**WHAT NEEDS TO BE DONE:**
Quote, verbatim, all material below, without pictures.
== COLLECTED DATA
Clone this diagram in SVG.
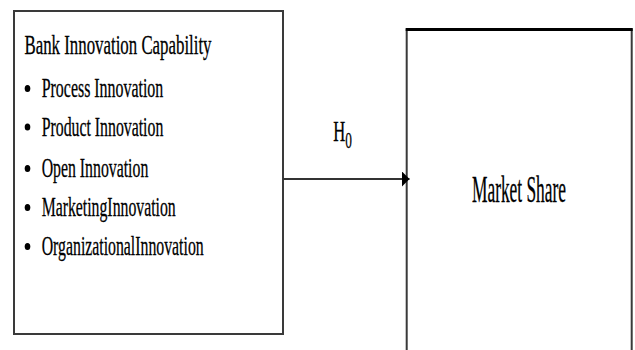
<svg xmlns="http://www.w3.org/2000/svg" width="635" height="350" viewBox="0 0 635 350">
<style>
.t{font-family:"Liberation Serif","Times New Roman",serif;fill:#000;stroke:#000;stroke-width:0.3}
.box{fill:#fff;stroke:#3a3a3a;stroke-width:2}
.conn{stroke:#333;stroke-width:2;fill:none}
</style>
<defs>
<marker id="ah" viewBox="0 0 10 10" refX="10" refY="5" markerWidth="8" markerHeight="16" markerUnits="userSpaceOnUse" orient="auto" preserveAspectRatio="none">
<path d="M0,0 L10,5 L0,10 Z" fill="#000"/>
</marker>
</defs>
<rect width="635" height="350" fill="#fff"/>
<g id="bank-innovation">
<rect class="box" x="14" y="11" width="269" height="323"/>
<text class="t" x="24.5" y="54" font-size="28" textLength="187" lengthAdjust="spacingAndGlyphs">Bank Innovation Capability</text>
<g fill="#000">
<ellipse cx="27.5" cy="88.5" rx="2.8" ry="3.6"/>
<ellipse cx="27.5" cy="127" rx="2.8" ry="3.6"/>
<ellipse cx="27.5" cy="168.5" rx="2.8" ry="3.6"/>
<ellipse cx="27.5" cy="207.5" rx="2.8" ry="3.6"/>
<ellipse cx="27.5" cy="246.5" rx="2.8" ry="3.6"/>
</g>
<text class="t" x="41.7" y="97" font-size="28" textLength="121.6" lengthAdjust="spacingAndGlyphs">Process Innovation</text>
<text class="t" x="41.7" y="135.5" font-size="28" textLength="121.6" lengthAdjust="spacingAndGlyphs">Product Innovation</text>
<text class="t" x="41.7" y="177" font-size="28" textLength="106.6" lengthAdjust="spacingAndGlyphs">Open Innovation</text>
<text class="t" x="41.7" y="216" font-size="28" textLength="134" lengthAdjust="spacingAndGlyphs">MarketingInnovation</text>
<text class="t" x="41.7" y="255" font-size="28" textLength="162" lengthAdjust="spacingAndGlyphs">OrganizationalInnovation</text>
</g>
<g id="market-share">
<rect class="box" x="406.7" y="29.5" width="225" height="340"/>
<line x1="405.7" y1="29.5" x2="632.7" y2="29.5" stroke="#000" stroke-width="3"/>
<text class="t" transform="matrix(0.469 0 0 1 472 201.5)" x="0" y="0" font-size="37" stroke-width="0.5" textLength="200.4" lengthAdjust="spacingAndGlyphs">Market Share</text>
</g>
<g id="connectors">
<line class="conn" x1="283" y1="179" x2="409.5" y2="179" marker-end="url(#ah)"/>
<text class="t" transform="matrix(0.554 0 0 1 333.3 141)" x="0" y="0" font-size="30" stroke-width="0.45">H<tspan dy="7" font-size="24" stroke-width="0.25">0</tspan></text>
</g>
</svg>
====
**EXERCISE RESPONSE:**
Clone this diagram in SVG.
<svg xmlns="http://www.w3.org/2000/svg" width="635" height="350" viewBox="0 0 635 350">
<style>
.t{font-family:"Liberation Serif","Times New Roman",serif;fill:#000;stroke:#000;stroke-width:0.3}
.box{fill:#fff;stroke:#3a3a3a;stroke-width:2}
.conn{stroke:#333;stroke-width:2;fill:none}
</style>
<defs>
<marker id="ah" viewBox="0 0 10 10" refX="10" refY="5" markerWidth="8" markerHeight="16" markerUnits="userSpaceOnUse" orient="auto" preserveAspectRatio="none">
<path d="M0,0 L10,5 L0,10 Z" fill="#000"/>
</marker>
</defs>
<rect width="635" height="350" fill="#fff"/>
<g id="bank-innovation">
<rect class="box" x="14" y="11" width="269" height="323"/>
<text class="t" x="24.5" y="54" font-size="28" textLength="187" lengthAdjust="spacingAndGlyphs">Bank Innovation Capability</text>
<g fill="#000">
<ellipse cx="27.5" cy="88.5" rx="2.8" ry="3.6"/>
<ellipse cx="27.5" cy="127" rx="2.8" ry="3.6"/>
<ellipse cx="27.5" cy="168.5" rx="2.8" ry="3.6"/>
<ellipse cx="27.5" cy="207.5" rx="2.8" ry="3.6"/>
<ellipse cx="27.5" cy="246.5" rx="2.8" ry="3.6"/>
</g>
<text class="t" x="41.7" y="97" font-size="28" textLength="121.6" lengthAdjust="spacingAndGlyphs">Process Innovation</text>
<text class="t" x="41.7" y="135.5" font-size="28" textLength="121.6" lengthAdjust="spacingAndGlyphs">Product Innovation</text>
<text class="t" x="41.7" y="177" font-size="28" textLength="106.6" lengthAdjust="spacingAndGlyphs">Open Innovation</text>
<text class="t" x="41.7" y="216" font-size="28" textLength="134" lengthAdjust="spacingAndGlyphs">MarketingInnovation</text>
<text class="t" x="41.7" y="255" font-size="28" textLength="162" lengthAdjust="spacingAndGlyphs">OrganizationalInnovation</text>
</g>
<g id="market-share">
<rect class="box" x="406.7" y="29.5" width="225" height="340"/>
<line x1="405.7" y1="29.5" x2="632.7" y2="29.5" stroke="#000" stroke-width="3"/>
<text class="t" transform="matrix(0.469 0 0 1 472 201.5)" x="0" y="0" font-size="37" stroke-width="0.5" textLength="200.4" lengthAdjust="spacingAndGlyphs">Market Share</text>
</g>
<g id="connectors">
<line class="conn" x1="283" y1="179" x2="409.5" y2="179" marker-end="url(#ah)"/>
<text class="t" transform="matrix(0.554 0 0 1 333.3 141)" x="0" y="0" font-size="30" stroke-width="0.45">H<tspan dy="7" font-size="24" stroke-width="0.25">0</tspan></text>
</g>
</svg>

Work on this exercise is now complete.